**Set problem**
Retype the lines beneath this one, from the first through the line containing "const freqActiveHigh = [0.734, 0.69, 0.825, 0.534, 0.195];". Pictures are left out.

(Rows from a dataset of charts and code)
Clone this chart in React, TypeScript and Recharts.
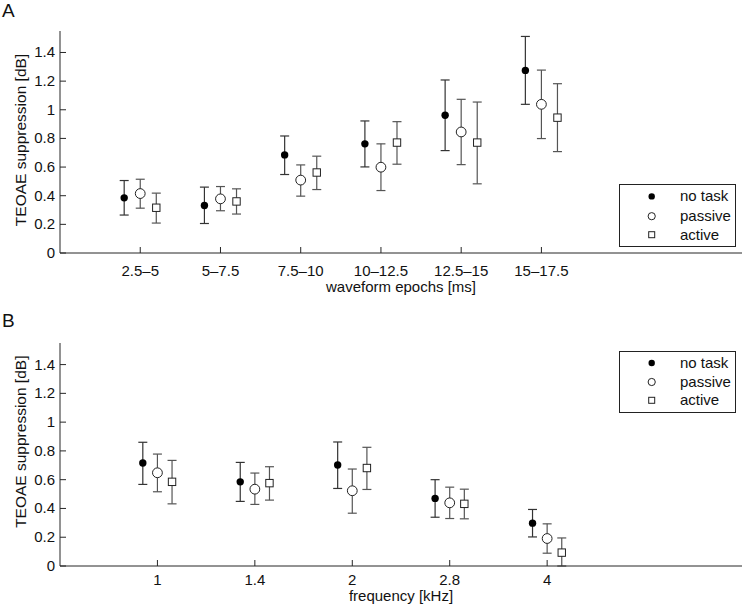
import React from 'react';
import { ScatterChart, Scatter, XAxis, YAxis, ErrorBar, Legend, Customized } from 'recharts';

const FONT = '"Liberation Sans", Arial, Helvetica, sans-serif';
const AXIS_COLOR = '#262626';
const TEXT_COLOR = '#111111';

// ---------- Panel A: waveform epochs ----------
const epochCategories = ['2.5–5', '5–7.5', '7.5–10', '10–12.5', '12.5–15', '15–17.5'];
const epochNoTaskMean = [0.385, 0.332, 0.685, 0.762, 0.962, 1.275];
const epochNoTaskLow = [0.265, 0.206, 0.548, 0.601, 0.715, 1.038];
const epochNoTaskHigh = [0.506, 0.46, 0.817, 0.922, 1.208, 1.512];
const epochPassiveMean = [0.415, 0.378, 0.509, 0.599, 0.845, 1.038];
const epochPassiveLow = [0.313, 0.295, 0.397, 0.436, 0.617, 0.799];
const epochPassiveHigh = [0.515, 0.464, 0.615, 0.762, 1.073, 1.277];
const epochActiveMean = [0.316, 0.36, 0.562, 0.771, 0.771, 0.945];
const epochActiveLow = [0.209, 0.272, 0.443, 0.62, 0.483, 0.708];
const epochActiveHigh = [0.418, 0.448, 0.676, 0.917, 1.054, 1.182];

// ---------- Panel B: frequency ----------
const freqCategories = ['1', '1.4', '2', '2.8', '4'];
const freqNoTaskMean = [0.716, 0.585, 0.702, 0.47, 0.298];
const freqNoTaskLow = [0.567, 0.449, 0.539, 0.339, 0.202];
const freqNoTaskHigh = [0.86, 0.72, 0.862, 0.6, 0.393];
const freqPassiveMean = [0.648, 0.534, 0.523, 0.439, 0.191];
const freqPassiveLow = [0.516, 0.428, 0.367, 0.33, 0.089];
const freqPassiveHigh = [0.778, 0.646, 0.674, 0.548, 0.293];
const freqActiveMean = [0.585, 0.576, 0.681, 0.432, 0.093];
const freqActiveLow = [0.432, 0.458, 0.532, 0.328, 0.0];
const freqActiveHigh = [0.734, 0.69, 0.825, 0.534, 0.195];

const seriesNames = ['no task', 'passive', 'active'];
const yTicks = [0, 0.2, 0.4, 0.6, 0.8, 1, 1.2, 1.4];
const yTitle = 'TEOAE suppression [dB]';

type Pt = { x: number; y: number; err: [number, number] };

function buildSeries(means: number[], lo: number[], hi: number[], offset: number): Pt[] {
  return means.map((m, i) => ({ x: i + 1 + offset, y: m, err: [m - lo[i], hi[i] - m] }));
}

const FilledDot = (p: any) => <circle cx={p.cx} cy={p.cy} r={3.7} fill="#000" />;
const OpenCircle = (p: any) => (
  <circle cx={p.cx} cy={p.cy} r={4.9} fill="#fff" stroke="#222" strokeWidth={1} />
);
const OpenSquare = (p: any) => (
  <rect x={p.cx - 3.7} y={p.cy - 3.7} width={7.4} height={7.4} fill="#fff" stroke="#222" strokeWidth={1} />
);

const fmtY = (v: number) => String(Number(v.toFixed(1)));

const LegendBox = ({ h, rows }: { h: number; rows: number[] }) => (
  <svg width={117} height={h + 1} style={{ display: 'block' }}>
    <rect x={0.5} y={0.5} width={116} height={h} fill="#fff" stroke="#222" strokeWidth={1} />
    <circle cx={32.7} cy={rows[0]} r={3.2} fill="#000" />
    <circle cx={32.7} cy={rows[1]} r={3.6} fill="#fff" stroke="#222" strokeWidth={1} />
    <rect x={29.7} y={rows[2] - 3} width={6} height={6} fill="#fff" stroke="#222" strokeWidth={1} />
    {seriesNames.map((n, i) => (
      <text key={n} x={61} y={rows[i] + 5} fontSize={15} fontFamily={FONT} fill={TEXT_COLOR}>
        {n}
      </text>
    ))}
  </svg>
);

type PanelProps = {
  categories: string[];
  noTask: Pt[];
  passive: Pt[];
  active: Pt[];
  xMax: number;
  height: number;
  top: number;
  xAxisHeight: number;
  tickDy: number;
  xTitle: string;
  xTitleDy: number;
  letter: string;
  letterY: number;
  yTitleCy: number;
  legendTop: number;
  legendH: number;
  legendRows: number[];
};

function Panel(props: PanelProps) {
  const {
    categories, noTask, passive, active, xMax, height, top, xAxisHeight, tickDy,
    xTitle, xTitleDy, letter, letterY, yTitleCy, legendTop, legendH, legendRows,
  } = props;
  const plotBottom = height - xAxisHeight;
  const xTicks = categories.map((_, i) => i + 1);

  const XTick = (tp: any) => {
    const { x, y, payload } = tp;
    const label = categories[Math.round(payload.value) - 1];
    return (
      <g>
        <line x1={x} y1={y} x2={x} y2={y - 6} stroke={AXIS_COLOR} strokeWidth={1} />
        <text x={x} y={y + tickDy} textAnchor="middle" fontSize={15} fontFamily={FONT} fill={TEXT_COLOR}>
          {label}
        </text>
      </g>
    );
  };
  const YTick = (tp: any) => {
    const { x, y, payload } = tp;
    return (
      <g>
        <line x1={x} y1={y} x2={x + 6} y2={y} stroke={AXIS_COLOR} strokeWidth={1} />
        <text x={x - 5} y={y + 5} textAnchor="end" fontSize={15} fontFamily={FONT} fill={TEXT_COLOR}>
          {fmtY(payload.value)}
        </text>
      </g>
    );
  };

  return (
    <ScatterChart width={745} height={height} margin={{ top, right: 3, bottom: 0, left: 0 }}>
      <XAxis
        type="number"
        dataKey="x"
        domain={[0, xMax]}
        ticks={xTicks}
        interval={0}
        allowDataOverflow
        height={xAxisHeight}
        axisLine={{ stroke: AXIS_COLOR, strokeWidth: 1 }}
        tickLine={false}
        tickSize={0}
        tickMargin={0}
        tick={XTick}
      />
      <YAxis
        type="number"
        dataKey="y"
        domain={[0, 1.55]}
        ticks={yTicks}
        interval={0}
        allowDataOverflow
        width={60}
        axisLine={{ stroke: AXIS_COLOR, strokeWidth: 1 }}
        tickLine={false}
        tickSize={0}
        tickMargin={0}
        tick={YTick}
      />
      <Scatter name={seriesNames[0]} data={noTask} isAnimationActive={false} shape={FilledDot}>
        <ErrorBar dataKey="err" direction="y" width={4.5} stroke="#333" strokeWidth={1.2} isAnimationActive={false} />
      </Scatter>
      <Scatter name={seriesNames[1]} data={passive} isAnimationActive={false} shape={OpenCircle}>
        <ErrorBar dataKey="err" direction="y" width={4.5} stroke="#555" strokeWidth={1.2} isAnimationActive={false} />
      </Scatter>
      <Scatter name={seriesNames[2]} data={active} isAnimationActive={false} shape={OpenSquare}>
        <ErrorBar dataKey="err" direction="y" width={4.5} stroke="#555" strokeWidth={1.2} isAnimationActive={false} />
      </Scatter>
      <Legend
        layout="horizontal"
        verticalAlign="middle"
        align="center"
        wrapperStyle={{ left: 619, top: legendTop, width: 117, height: legendH + 1 }}
        content={() => <LegendBox h={legendH} rows={legendRows} />}
      />
      <Customized
        component={() => (
          <g fontFamily={FONT} fill={TEXT_COLOR}>
            <text x={2} y={letterY} fontSize={19}>{letter}</text>
            <text x={401} y={plotBottom + xTitleDy} textAnchor="middle" fontSize={15}>{xTitle}</text>
            <text
              x={26}
              y={yTitleCy}
              transform={`rotate(-90 26 ${yTitleCy})`}
              textAnchor="middle"
              fontSize={15.5}
            >
              {yTitle}
            </text>
          </g>
        )}
      />
    </ScatterChart>
  );
}

export default function App() {
  const aNo = buildSeries(epochNoTaskMean, epochNoTaskLow, epochNoTaskHigh, -0.2);
  const aPa = buildSeries(epochPassiveMean, epochPassiveLow, epochPassiveHigh, 0);
  const aAc = buildSeries(epochActiveMean, epochActiveLow, epochActiveHigh, 0.2);
  const bNo = buildSeries(freqNoTaskMean, freqNoTaskLow, freqNoTaskHigh, -0.15);
  const bPa = buildSeries(freqPassiveMean, freqPassiveLow, freqPassiveHigh, 0);
  const bAc = buildSeries(freqActiveMean, freqActiveLow, freqActiveHigh, 0.15);
  return (
    <div style={{ position: 'absolute', left: 0, top: 0, width: 745, height: 608, background: '#fff' }}>
      <div style={{ position: 'absolute', left: 0, top: 0 }}>
        <Panel
          categories={epochCategories}
          noTask={aNo}
          passive={aPa}
          active={aAc}
          xMax={8.5}
          height={300}
          top={31}
          xAxisHeight={47}
          tickDy={23}
          xTitle="waveform epochs [ms]"
          xTitleDy={38.5}
          letter="A"
          letterY={17}
          yTitleCy={140}
          legendTop={184}
          legendH={62}
          legendRows={[12.4, 32.2, 50.7]}
        />
      </div>
      <div style={{ position: 'absolute', left: 0, top: 300 }}>
        <Panel
          categories={freqCategories}
          noTask={bNo}
          passive={bPa}
          active={bAc}
          xMax={7}
          height={308}
          top={43}
          xAxisHeight={42}
          tickDy={19}
          xTitle="frequency [kHz]"
          xTitleDy={34.5}
          letter="B"
          letterY={27}
          yTitleCy={141.7}
          legendTop={51}
          legendH={61}
          legendRows={[12, 31, 49.3]}
        />
      </div>
    </div>
  );
}
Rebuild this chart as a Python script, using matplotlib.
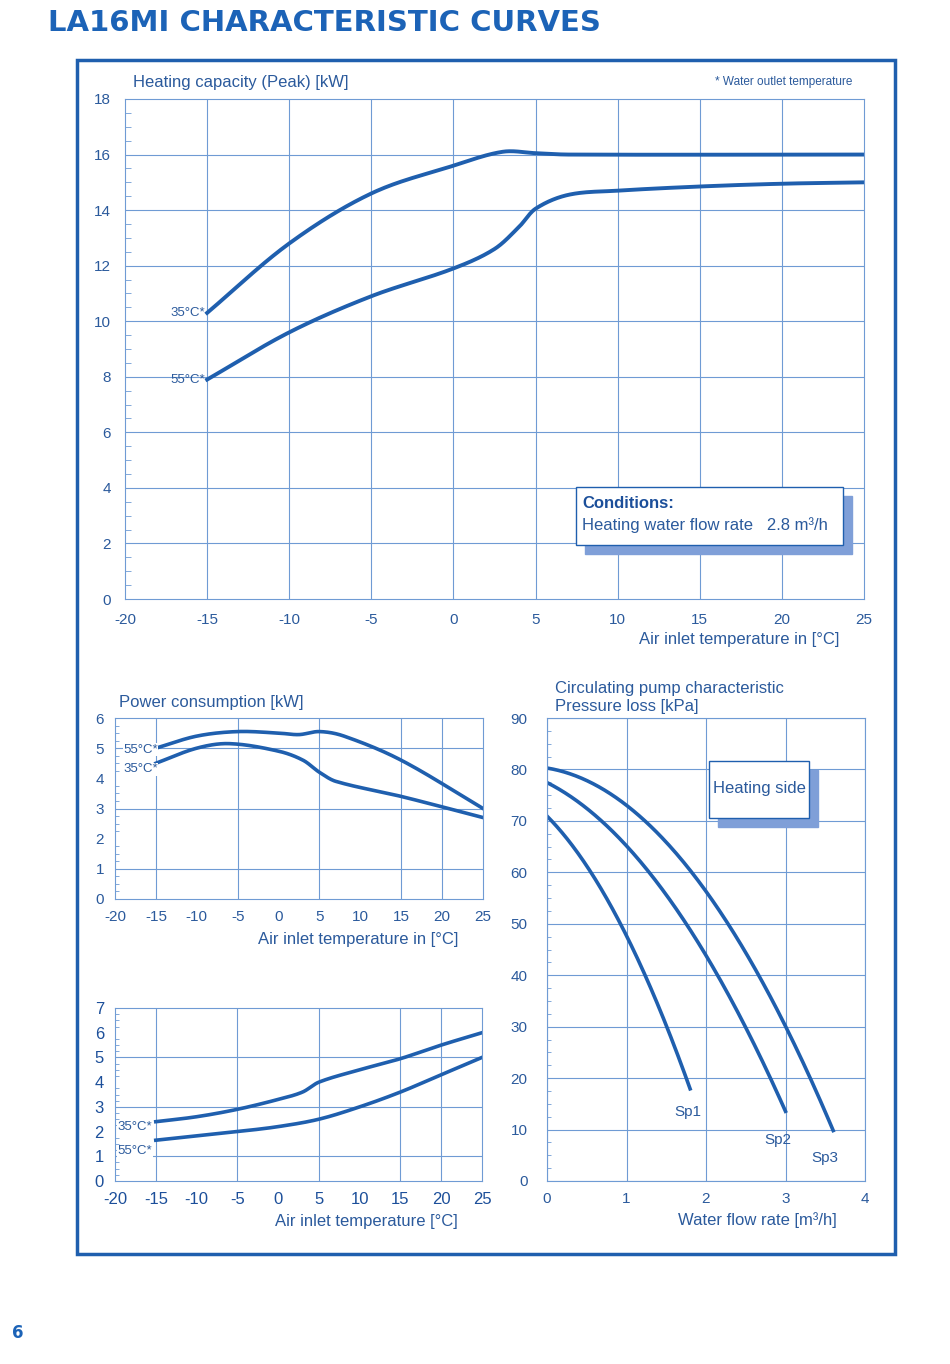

**Worked answer**
Clone this chart in React, TypeScript and Recharts.
import React from 'react';
import { ScatterChart, Scatter, XAxis, YAxis, ErrorBar, Legend, Customized } from 'recharts';

const FONT = '"Liberation Sans", Arial, Helvetica, sans-serif';
const AXIS_COLOR = '#262626';
const TEXT_COLOR = '#111111';

// ---------- Panel A: waveform epochs ----------
const epochCategories = ['2.5–5', '5–7.5', '7.5–10', '10–12.5', '12.5–15', '15–17.5'];
const epochNoTaskMean = [0.385, 0.332, 0.685, 0.762, 0.962, 1.275];
const epochNoTaskLow = [0.265, 0.206, 0.548, 0.601, 0.715, 1.038];
const epochNoTaskHigh = [0.506, 0.46, 0.817, 0.922, 1.208, 1.512];
const epochPassiveMean = [0.415, 0.378, 0.509, 0.599, 0.845, 1.038];
const epochPassiveLow = [0.313, 0.295, 0.397, 0.436, 0.617, 0.799];
const epochPassiveHigh = [0.515, 0.464, 0.615, 0.762, 1.073, 1.277];
const epochActiveMean = [0.316, 0.36, 0.562, 0.771, 0.771, 0.945];
const epochActiveLow = [0.209, 0.272, 0.443, 0.62, 0.483, 0.708];
const epochActiveHigh = [0.418, 0.448, 0.676, 0.917, 1.054, 1.182];

// ---------- Panel B: frequency ----------
const freqCategories = ['1', '1.4', '2', '2.8', '4'];
const freqNoTaskMean = [0.716, 0.585, 0.702, 0.47, 0.298];
const freqNoTaskLow = [0.567, 0.449, 0.539, 0.339, 0.202];
const freqNoTaskHigh = [0.86, 0.72, 0.862, 0.6, 0.393];
const freqPassiveMean = [0.648, 0.534, 0.523, 0.439, 0.191];
const freqPassiveLow = [0.516, 0.428, 0.367, 0.33, 0.089];
const freqPassiveHigh = [0.778, 0.646, 0.674, 0.548, 0.293];
const freqActiveMean = [0.585, 0.576, 0.681, 0.432, 0.093];
const freqActiveLow = [0.432, 0.458, 0.532, 0.328, 0.0];
const freqActiveHigh = [0.734, 0.69, 0.825, 0.534, 0.195];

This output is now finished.